*EXERCISE:*
Copy all of the material word for word, except for the pictures.

*GIVEN MATERIAL:*
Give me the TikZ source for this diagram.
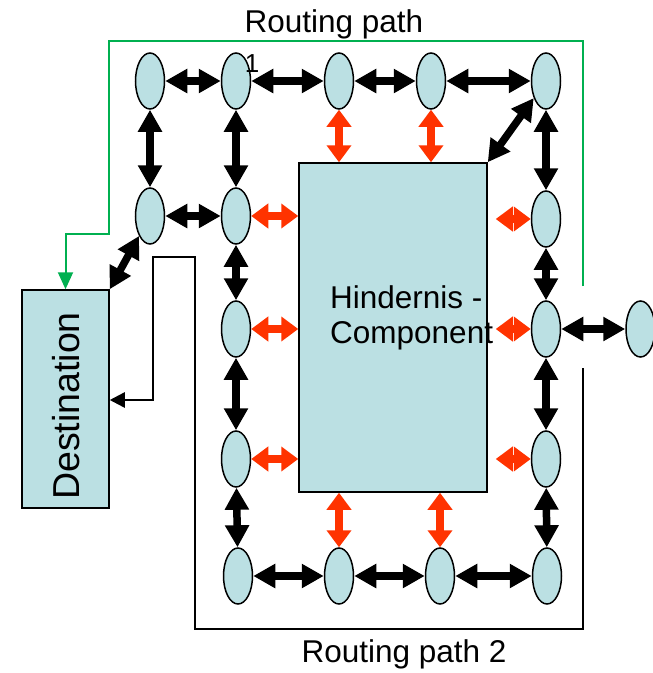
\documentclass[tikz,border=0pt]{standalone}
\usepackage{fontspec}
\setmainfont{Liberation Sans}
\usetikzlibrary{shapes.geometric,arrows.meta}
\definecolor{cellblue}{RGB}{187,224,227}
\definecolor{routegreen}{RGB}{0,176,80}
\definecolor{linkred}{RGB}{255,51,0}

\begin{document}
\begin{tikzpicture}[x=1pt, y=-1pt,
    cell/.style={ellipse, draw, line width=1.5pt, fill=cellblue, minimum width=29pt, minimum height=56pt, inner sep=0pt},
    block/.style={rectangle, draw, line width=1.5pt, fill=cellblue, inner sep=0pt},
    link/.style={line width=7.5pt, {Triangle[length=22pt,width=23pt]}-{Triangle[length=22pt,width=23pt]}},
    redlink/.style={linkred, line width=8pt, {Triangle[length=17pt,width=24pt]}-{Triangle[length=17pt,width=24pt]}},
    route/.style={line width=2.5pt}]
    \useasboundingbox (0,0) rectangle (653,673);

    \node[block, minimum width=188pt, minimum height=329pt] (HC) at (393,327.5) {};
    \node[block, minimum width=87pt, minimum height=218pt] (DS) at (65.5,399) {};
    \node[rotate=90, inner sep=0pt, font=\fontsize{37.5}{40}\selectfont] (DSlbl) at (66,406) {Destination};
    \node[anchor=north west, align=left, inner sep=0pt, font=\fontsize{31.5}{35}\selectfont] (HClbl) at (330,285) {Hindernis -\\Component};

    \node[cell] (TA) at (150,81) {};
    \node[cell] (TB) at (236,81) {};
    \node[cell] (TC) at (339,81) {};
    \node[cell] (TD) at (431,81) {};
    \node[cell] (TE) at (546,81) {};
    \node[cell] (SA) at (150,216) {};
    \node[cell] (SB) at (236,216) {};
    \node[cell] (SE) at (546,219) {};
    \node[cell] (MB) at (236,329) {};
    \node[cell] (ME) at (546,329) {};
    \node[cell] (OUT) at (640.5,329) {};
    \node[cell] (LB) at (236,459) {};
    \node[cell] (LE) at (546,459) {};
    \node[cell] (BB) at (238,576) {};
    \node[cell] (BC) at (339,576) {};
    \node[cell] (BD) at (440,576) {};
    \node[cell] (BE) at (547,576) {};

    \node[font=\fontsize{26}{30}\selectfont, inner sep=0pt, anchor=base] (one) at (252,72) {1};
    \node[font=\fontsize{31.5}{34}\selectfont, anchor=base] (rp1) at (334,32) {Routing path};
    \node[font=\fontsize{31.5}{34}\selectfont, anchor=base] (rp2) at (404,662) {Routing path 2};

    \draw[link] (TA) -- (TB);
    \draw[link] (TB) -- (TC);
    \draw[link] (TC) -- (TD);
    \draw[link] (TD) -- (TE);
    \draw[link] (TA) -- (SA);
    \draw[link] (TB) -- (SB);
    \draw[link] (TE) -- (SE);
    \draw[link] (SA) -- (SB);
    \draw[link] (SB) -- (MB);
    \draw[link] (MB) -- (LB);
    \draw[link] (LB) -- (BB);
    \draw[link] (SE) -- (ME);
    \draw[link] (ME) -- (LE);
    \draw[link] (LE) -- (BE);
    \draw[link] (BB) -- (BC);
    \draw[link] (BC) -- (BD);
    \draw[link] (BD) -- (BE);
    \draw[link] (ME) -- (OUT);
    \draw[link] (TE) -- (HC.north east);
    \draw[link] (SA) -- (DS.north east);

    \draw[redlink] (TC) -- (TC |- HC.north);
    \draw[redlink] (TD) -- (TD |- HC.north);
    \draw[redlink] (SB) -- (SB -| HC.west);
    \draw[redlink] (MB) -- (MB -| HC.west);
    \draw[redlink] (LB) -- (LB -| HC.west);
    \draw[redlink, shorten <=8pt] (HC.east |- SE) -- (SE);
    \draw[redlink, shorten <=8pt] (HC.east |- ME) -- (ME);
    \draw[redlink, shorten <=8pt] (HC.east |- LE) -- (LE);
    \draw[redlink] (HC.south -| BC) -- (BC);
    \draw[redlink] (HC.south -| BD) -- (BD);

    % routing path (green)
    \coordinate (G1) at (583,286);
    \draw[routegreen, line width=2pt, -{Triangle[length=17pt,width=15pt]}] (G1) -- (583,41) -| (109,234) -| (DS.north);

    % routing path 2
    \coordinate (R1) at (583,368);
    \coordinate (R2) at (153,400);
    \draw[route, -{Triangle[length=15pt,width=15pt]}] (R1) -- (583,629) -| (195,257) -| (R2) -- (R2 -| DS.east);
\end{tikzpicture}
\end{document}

*RESULT:*
Give me the TikZ source for this diagram.
\documentclass[tikz,border=0pt]{standalone}
\usepackage{fontspec}
\setmainfont{Liberation Sans}
\usetikzlibrary{shapes.geometric,arrows.meta}
\definecolor{cellblue}{RGB}{187,224,227}
\definecolor{routegreen}{RGB}{0,176,80}
\definecolor{linkred}{RGB}{255,51,0}

\begin{document}
\begin{tikzpicture}[x=1pt, y=-1pt,
    cell/.style={ellipse, draw, line width=1.5pt, fill=cellblue, minimum width=29pt, minimum height=56pt, inner sep=0pt},
    block/.style={rectangle, draw, line width=1.5pt, fill=cellblue, inner sep=0pt},
    link/.style={line width=7.5pt, {Triangle[length=22pt,width=23pt]}-{Triangle[length=22pt,width=23pt]}},
    redlink/.style={linkred, line width=8pt, {Triangle[length=17pt,width=24pt]}-{Triangle[length=17pt,width=24pt]}},
    route/.style={line width=2.5pt}]
    \useasboundingbox (0,0) rectangle (653,673);

    \node[block, minimum width=188pt, minimum height=329pt] (HC) at (393,327.5) {};
    \node[block, minimum width=87pt, minimum height=218pt] (DS) at (65.5,399) {};
    \node[rotate=90, inner sep=0pt, font=\fontsize{37.5}{40}\selectfont] (DSlbl) at (66,406) {Destination};
    \node[anchor=north west, align=left, inner sep=0pt, font=\fontsize{31.5}{35}\selectfont] (HClbl) at (330,285) {Hindernis -\\Component};

    \node[cell] (TA) at (150,81) {};
    \node[cell] (TB) at (236,81) {};
    \node[cell] (TC) at (339,81) {};
    \node[cell] (TD) at (431,81) {};
    \node[cell] (TE) at (546,81) {};
    \node[cell] (SA) at (150,216) {};
    \node[cell] (SB) at (236,216) {};
    \node[cell] (SE) at (546,219) {};
    \node[cell] (MB) at (236,329) {};
    \node[cell] (ME) at (546,329) {};
    \node[cell] (OUT) at (640.5,329) {};
    \node[cell] (LB) at (236,459) {};
    \node[cell] (LE) at (546,459) {};
    \node[cell] (BB) at (238,576) {};
    \node[cell] (BC) at (339,576) {};
    \node[cell] (BD) at (440,576) {};
    \node[cell] (BE) at (547,576) {};

    \node[font=\fontsize{26}{30}\selectfont, inner sep=0pt, anchor=base] (one) at (252,72) {1};
    \node[font=\fontsize{31.5}{34}\selectfont, anchor=base] (rp1) at (334,32) {Routing path};
    \node[font=\fontsize{31.5}{34}\selectfont, anchor=base] (rp2) at (404,662) {Routing path 2};

    \draw[link] (TA) -- (TB);
    \draw[link] (TB) -- (TC);
    \draw[link] (TC) -- (TD);
    \draw[link] (TD) -- (TE);
    \draw[link] (TA) -- (SA);
    \draw[link] (TB) -- (SB);
    \draw[link] (TE) -- (SE);
    \draw[link] (SA) -- (SB);
    \draw[link] (SB) -- (MB);
    \draw[link] (MB) -- (LB);
    \draw[link] (LB) -- (BB);
    \draw[link] (SE) -- (ME);
    \draw[link] (ME) -- (LE);
    \draw[link] (LE) -- (BE);
    \draw[link] (BB) -- (BC);
    \draw[link] (BC) -- (BD);
    \draw[link] (BD) -- (BE);
    \draw[link] (ME) -- (OUT);
    \draw[link] (TE) -- (HC.north east);
    \draw[link] (SA) -- (DS.north east);

    \draw[redlink] (TC) -- (TC |- HC.north);
    \draw[redlink] (TD) -- (TD |- HC.north);
    \draw[redlink] (SB) -- (SB -| HC.west);
    \draw[redlink] (MB) -- (MB -| HC.west);
    \draw[redlink] (LB) -- (LB -| HC.west);
    \draw[redlink, shorten <=8pt] (HC.east |- SE) -- (SE);
    \draw[redlink, shorten <=8pt] (HC.east |- ME) -- (ME);
    \draw[redlink, shorten <=8pt] (HC.east |- LE) -- (LE);
    \draw[redlink] (HC.south -| BC) -- (BC);
    \draw[redlink] (HC.south -| BD) -- (BD);

    % routing path (green)
    \coordinate (G1) at (583,286);
    \draw[routegreen, line width=2pt, -{Triangle[length=17pt,width=15pt]}] (G1) -- (583,41) -| (109,234) -| (DS.north);

    % routing path 2
    \coordinate (R1) at (583,368);
    \coordinate (R2) at (153,400);
    \draw[route, -{Triangle[length=15pt,width=15pt]}] (R1) -- (583,629) -| (195,257) -| (R2) -- (R2 -| DS.east);
\end{tikzpicture}
\end{document}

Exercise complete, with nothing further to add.